Lorsque dans la matinée du 17 juin 1940, le Maréchal PETAIN lance sur les ondes de la radio Nationale, les seules ou presque accessibles, son appel en faveur de l’Armistice, le consensus n’est pas fort heureusement général. Des gens pleurent, d’autres consternés, se disent « ce n’est pas possible…la France se ressaisira « . Il y a enfin, ceux, peu nombreux, qui connaissant les vrais desseins de l’ex vainqueur de Verdun, pensent à un coup monté contre la République. Ce seront les premiers résistants, les autres emboîteront le pas le moment venu.

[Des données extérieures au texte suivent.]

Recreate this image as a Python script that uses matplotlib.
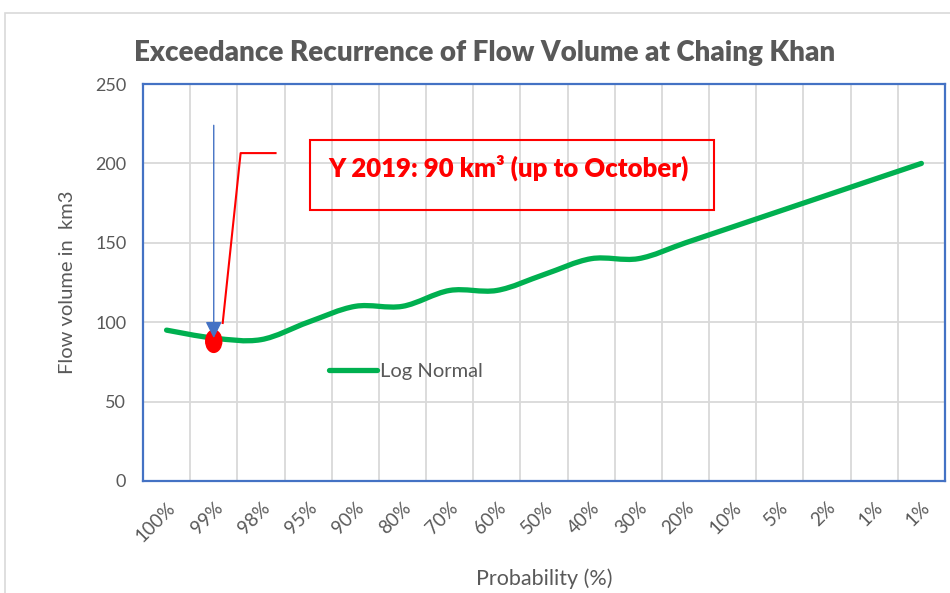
import matplotlib
matplotlib.use("Agg")
import matplotlib.pyplot as plt
from matplotlib.path import Path
from matplotlib.patches import PathPatch, Ellipse, Rectangle

plt.rcParams['font.family'] = ['Lato', 'DejaVu Sans']

# probability categories and flow volume (km3)
prob_labels = ["100%", "99%", "98%", "95%", "90%", "80%", "70%", "60%", "50%",
               "40%", "30%", "20%", "10%", "5%", "2%", "1%", "1%"]
flow_volume = [95, 90, 89, 100, 110, 110, 120, 120, 130,
               140, 140, 150, 160, 170, 180, 190, 200]
obs_index = 1        # position of the 2019 observation (99%)
obs_volume = 88
note_text = "Y 2019: 90 km\u00b3 (up to October)"

GRAY = "#595959"
GREEN = "#00B050"
BLUE = "#4472C4"


def smooth_path(xs, ys):
    # Excel style smoothed line: bezier segments through every point
    pts = list(zip(xs, ys))
    verts = [pts[0]]
    codes = [Path.MOVETO]
    n = len(pts)
    for i in range(n - 1):
        p0 = pts[max(i - 1, 0)]
        p1 = pts[i]
        p2 = pts[i + 1]
        p3 = pts[min(i + 2, n - 1)]
        c1 = (p1[0] + (p2[0] - p0[0]) / 6, p1[1] + (p2[1] - p0[1]) / 6)
        c2 = (p2[0] - (p3[0] - p1[0]) / 6, p2[1] - (p3[1] - p1[1]) / 6)
        verts += [c1, c2, p2]
        codes += [Path.CURVE4] * 3
    return Path(verts, codes)


fig = plt.figure(figsize=(9.5, 5.93), dpi=100)
ax = fig.add_axes([0.1505, 0.1889, 0.8442, 0.6694])

x = list(range(len(flow_volume)))
ax.add_patch(PathPatch(smooth_path(x, flow_volume), fill=False, edgecolor=GREEN,
                       lw=3.8, capstyle='round', zorder=3))
# proxy line for the legend
ax.plot([], [], color=GREEN, lw=3.8, solid_capstyle='round', label="Log Normal")

ax.set_xlim(-0.5, len(x) - 0.5)
ax.set_ylim(0, 250)
ax.set_yticks(range(0, 251, 50))
ax.set_xticks(x)
ax.set_xticklabels(prob_labels, rotation=45, ha='right', rotation_mode='anchor')
ax.set_xticks([i + 0.5 for i in x[:-1]], minor=True)
ax.tick_params(axis='both', length=0, labelsize=13, colors=GRAY)
ax.tick_params(axis='x', which='both', length=0, pad=13, labelsize=13.5)
ax.tick_params(axis='y', pad=12)

ax.grid(True, axis='y', which='major', color="#D9D9D9", lw=1.3)
ax.grid(True, axis='x', which='minor', color="#D9D9D9", lw=1.3)
ax.set_axisbelow(True)
for s in ax.spines.values():
    s.set_color(BLUE)
    s.set_linewidth(1.6)

fig.text(485 / 950, 1 - 53 / 593, "Exceedance Recurrence of Flow Volume at Chaing Khan",
         fontsize=20, fontweight='heavy', color=GRAY, ha='center', va='center')
ax.set_ylabel("Flow volume in  km3", fontsize=14.5, color=GRAY, labelpad=14)
ax.set_xlabel("Probability (%)", fontsize=15.5, color=GRAY, labelpad=17)

# observed 2019 point and pointer arrow
ax.add_patch(Ellipse((obs_index, obs_volume), 0.34, 14, color="#FF0000", zorder=4))
ax.annotate("", xy=(obs_index, 90), xytext=(obs_index, 224),
            arrowprops=dict(arrowstyle='-|>,head_length=0.5,head_width=0.25',
                            color=BLUE, lw=1, mutation_scale=20,
                            shrinkA=0, shrinkB=0), zorder=5)

# callout line and box
ax.plot([2.31, 1.57, 1.19], [206.5, 206.5, 99.5], color="#FF0000", lw=1.5, zorder=4)
ax.add_patch(Rectangle((3.04, 170.6), 8.57, 44.1, fill=False,
                       edgecolor="#FF0000", lw=1.5, zorder=4))
ax.text(3.43, 197, note_text, color="#FF0000", fontsize=18.5,
        fontweight='heavy', va='center', ha='left', zorder=5)

leg = ax.legend(loc='center left', bbox_to_anchor=(0.222, 0.277), frameon=False,
                fontsize=14.5, handlelength=2.4, handletextpad=0.15,
                borderaxespad=0)
for t in leg.get_texts():
    t.set_color(GRAY)

# chart area border
fig.add_artist(Rectangle((5 / 950, -0.05), 1.0, 1 - 13 / 593 + 0.05,
                         transform=fig.transFigure, fill=False,
                         edgecolor="#D9D9D9", lw=1.2))

fig.savefig("out.png", dpi=100)
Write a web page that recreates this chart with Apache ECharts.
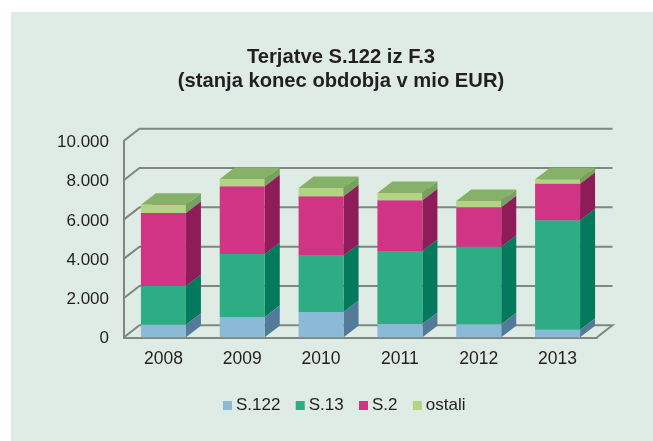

L’opposition, d’abord larvée, va prendre corps. Elle se fortifie autour de Fernand MAUROUX, industriel à Auch, qui est apparenté par son fils (mort en déportation) à P.H. TEITGEN, co-fondateur avec F. de MENTHON du mouvement « LIBERTE ». Nous sommes en novembre 1940. De droite ou de gauche, la Résistance est née. Autour de MAUROUX, il y a Ernest VILA, directeur d’école, Georges DAUBEZE, vétérinaire, Jean BOURREC, professeur adjoint au lycée et Louis VILLANOVA, agent militaire, tous à Auch.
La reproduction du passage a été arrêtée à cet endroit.